→ **Short exercise**: Reproduce the data below in full and exclude every picture.

-- Begin Dataset section --

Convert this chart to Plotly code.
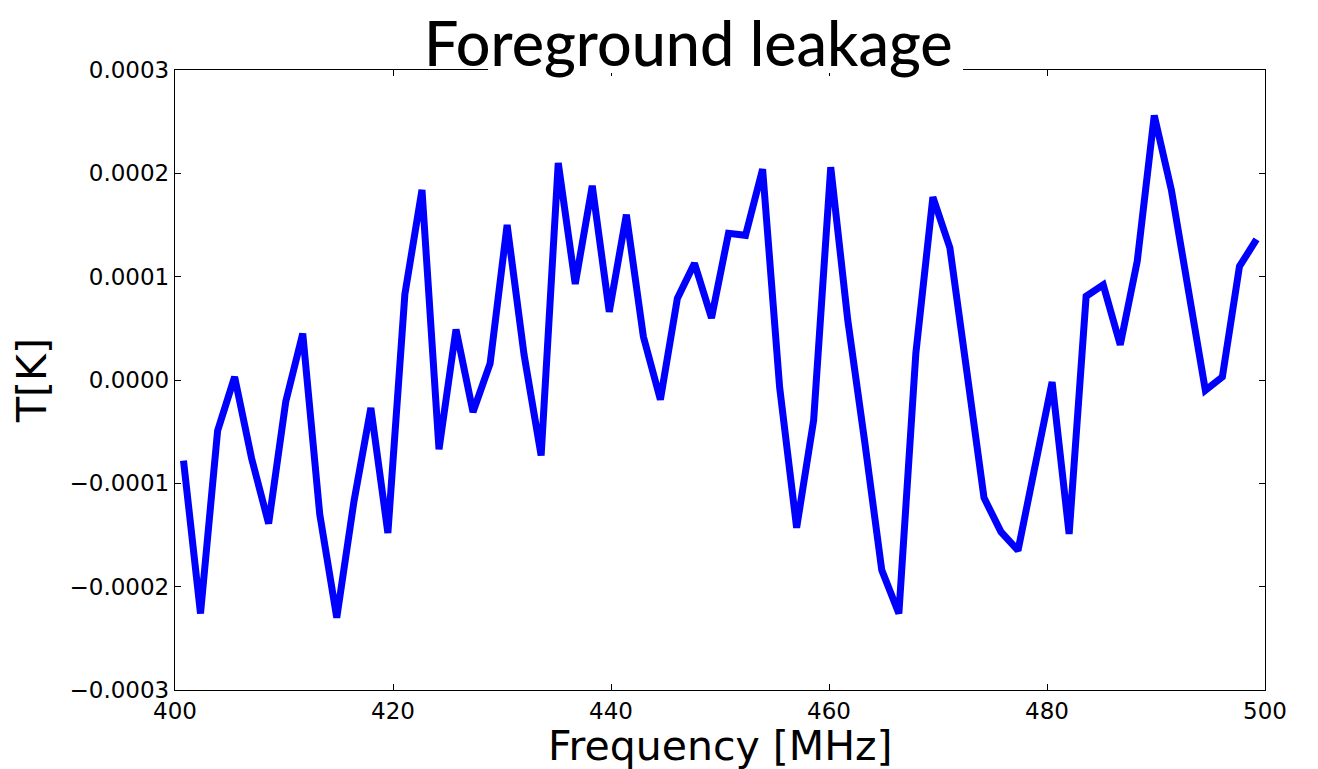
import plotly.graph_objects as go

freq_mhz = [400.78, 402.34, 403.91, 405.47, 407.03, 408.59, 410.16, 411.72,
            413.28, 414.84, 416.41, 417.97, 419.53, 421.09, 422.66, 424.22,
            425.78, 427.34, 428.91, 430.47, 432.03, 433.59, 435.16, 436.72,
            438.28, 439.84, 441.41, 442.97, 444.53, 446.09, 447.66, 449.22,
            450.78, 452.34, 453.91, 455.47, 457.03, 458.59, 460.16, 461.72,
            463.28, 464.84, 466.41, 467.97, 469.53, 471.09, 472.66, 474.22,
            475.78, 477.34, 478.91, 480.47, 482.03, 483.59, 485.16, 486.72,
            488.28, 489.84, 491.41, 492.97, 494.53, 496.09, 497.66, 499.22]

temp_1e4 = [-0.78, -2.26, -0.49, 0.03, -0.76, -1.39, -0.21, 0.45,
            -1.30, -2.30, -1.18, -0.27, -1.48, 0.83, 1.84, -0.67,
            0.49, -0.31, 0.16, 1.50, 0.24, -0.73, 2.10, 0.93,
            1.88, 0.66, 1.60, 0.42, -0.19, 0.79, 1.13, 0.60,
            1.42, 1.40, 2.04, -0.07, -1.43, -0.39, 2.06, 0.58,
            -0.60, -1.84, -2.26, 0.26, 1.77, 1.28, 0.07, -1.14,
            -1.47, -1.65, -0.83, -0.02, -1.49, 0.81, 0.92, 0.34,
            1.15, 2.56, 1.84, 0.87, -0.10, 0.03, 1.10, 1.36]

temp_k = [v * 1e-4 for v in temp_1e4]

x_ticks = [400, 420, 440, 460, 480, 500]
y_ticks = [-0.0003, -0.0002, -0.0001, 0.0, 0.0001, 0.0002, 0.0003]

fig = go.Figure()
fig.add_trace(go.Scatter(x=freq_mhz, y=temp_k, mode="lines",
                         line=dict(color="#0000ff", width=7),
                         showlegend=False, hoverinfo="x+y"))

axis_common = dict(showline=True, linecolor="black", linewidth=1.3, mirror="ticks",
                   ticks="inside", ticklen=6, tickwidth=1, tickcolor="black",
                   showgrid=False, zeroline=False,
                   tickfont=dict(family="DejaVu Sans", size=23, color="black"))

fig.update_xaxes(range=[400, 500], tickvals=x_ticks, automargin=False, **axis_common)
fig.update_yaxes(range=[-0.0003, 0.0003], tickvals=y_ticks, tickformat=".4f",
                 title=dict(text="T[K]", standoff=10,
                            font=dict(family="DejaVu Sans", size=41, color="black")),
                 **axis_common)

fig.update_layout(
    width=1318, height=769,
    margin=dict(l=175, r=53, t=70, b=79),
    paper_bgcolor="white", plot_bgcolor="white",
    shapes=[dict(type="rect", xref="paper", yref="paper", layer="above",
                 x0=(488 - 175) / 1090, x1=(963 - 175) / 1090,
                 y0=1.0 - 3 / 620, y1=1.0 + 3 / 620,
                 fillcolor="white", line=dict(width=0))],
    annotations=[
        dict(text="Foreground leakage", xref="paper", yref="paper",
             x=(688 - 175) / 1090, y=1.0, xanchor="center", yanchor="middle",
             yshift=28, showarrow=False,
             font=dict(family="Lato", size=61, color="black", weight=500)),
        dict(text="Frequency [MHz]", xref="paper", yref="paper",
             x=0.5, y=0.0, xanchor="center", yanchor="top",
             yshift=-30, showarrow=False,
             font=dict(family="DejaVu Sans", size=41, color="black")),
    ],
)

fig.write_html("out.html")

-- End Dataset section --

→ **Response below**:
Convert this chart to Plotly code.
import plotly.graph_objects as go

freq_mhz = [400.78, 402.34, 403.91, 405.47, 407.03, 408.59, 410.16, 411.72,
            413.28, 414.84, 416.41, 417.97, 419.53, 421.09, 422.66, 424.22,
            425.78, 427.34, 428.91, 430.47, 432.03, 433.59, 435.16, 436.72,
            438.28, 439.84, 441.41, 442.97, 444.53, 446.09, 447.66, 449.22,
            450.78, 452.34, 453.91, 455.47, 457.03, 458.59, 460.16, 461.72,
            463.28, 464.84, 466.41, 467.97, 469.53, 471.09, 472.66, 474.22,
            475.78, 477.34, 478.91, 480.47, 482.03, 483.59, 485.16, 486.72,
            488.28, 489.84, 491.41, 492.97, 494.53, 496.09, 497.66, 499.22]

temp_1e4 = [-0.78, -2.26, -0.49, 0.03, -0.76, -1.39, -0.21, 0.45,
            -1.30, -2.30, -1.18, -0.27, -1.48, 0.83, 1.84, -0.67,
            0.49, -0.31, 0.16, 1.50, 0.24, -0.73, 2.10, 0.93,
            1.88, 0.66, 1.60, 0.42, -0.19, 0.79, 1.13, 0.60,
            1.42, 1.40, 2.04, -0.07, -1.43, -0.39, 2.06, 0.58,
            -0.60, -1.84, -2.26, 0.26, 1.77, 1.28, 0.07, -1.14,
            -1.47, -1.65, -0.83, -0.02, -1.49, 0.81, 0.92, 0.34,
            1.15, 2.56, 1.84, 0.87, -0.10, 0.03, 1.10, 1.36]

temp_k = [v * 1e-4 for v in temp_1e4]

x_ticks = [400, 420, 440, 460, 480, 500]
y_ticks = [-0.0003, -0.0002, -0.0001, 0.0, 0.0001, 0.0002, 0.0003]

fig = go.Figure()
fig.add_trace(go.Scatter(x=freq_mhz, y=temp_k, mode="lines",
                         line=dict(color="#0000ff", width=7),
                         showlegend=False, hoverinfo="x+y"))

axis_common = dict(showline=True, linecolor="black", linewidth=1.3, mirror="ticks",
                   ticks="inside", ticklen=6, tickwidth=1, tickcolor="black",
                   showgrid=False, zeroline=False,
                   tickfont=dict(family="DejaVu Sans", size=23, color="black"))

fig.update_xaxes(range=[400, 500], tickvals=x_ticks, automargin=False, **axis_common)
fig.update_yaxes(range=[-0.0003, 0.0003], tickvals=y_ticks, tickformat=".4f",
                 title=dict(text="T[K]", standoff=10,
                            font=dict(family="DejaVu Sans", size=41, color="black")),
                 **axis_common)

fig.update_layout(
    width=1318, height=769,
    margin=dict(l=175, r=53, t=70, b=79),
    paper_bgcolor="white", plot_bgcolor="white",
    shapes=[dict(type="rect", xref="paper", yref="paper", layer="above",
                 x0=(488 - 175) / 1090, x1=(963 - 175) / 1090,
                 y0=1.0 - 3 / 620, y1=1.0 + 3 / 620,
                 fillcolor="white", line=dict(width=0))],
    annotations=[
        dict(text="Foreground leakage", xref="paper", yref="paper",
             x=(688 - 175) / 1090, y=1.0, xanchor="center", yanchor="middle",
             yshift=28, showarrow=False,
             font=dict(family="Lato", size=61, color="black", weight=500)),
        dict(text="Frequency [MHz]", xref="paper", yref="paper",
             x=0.5, y=0.0, xanchor="center", yanchor="top",
             yshift=-30, showarrow=False,
             font=dict(family="DejaVu Sans", size=41, color="black")),
    ],
)

fig.write_html("out.html")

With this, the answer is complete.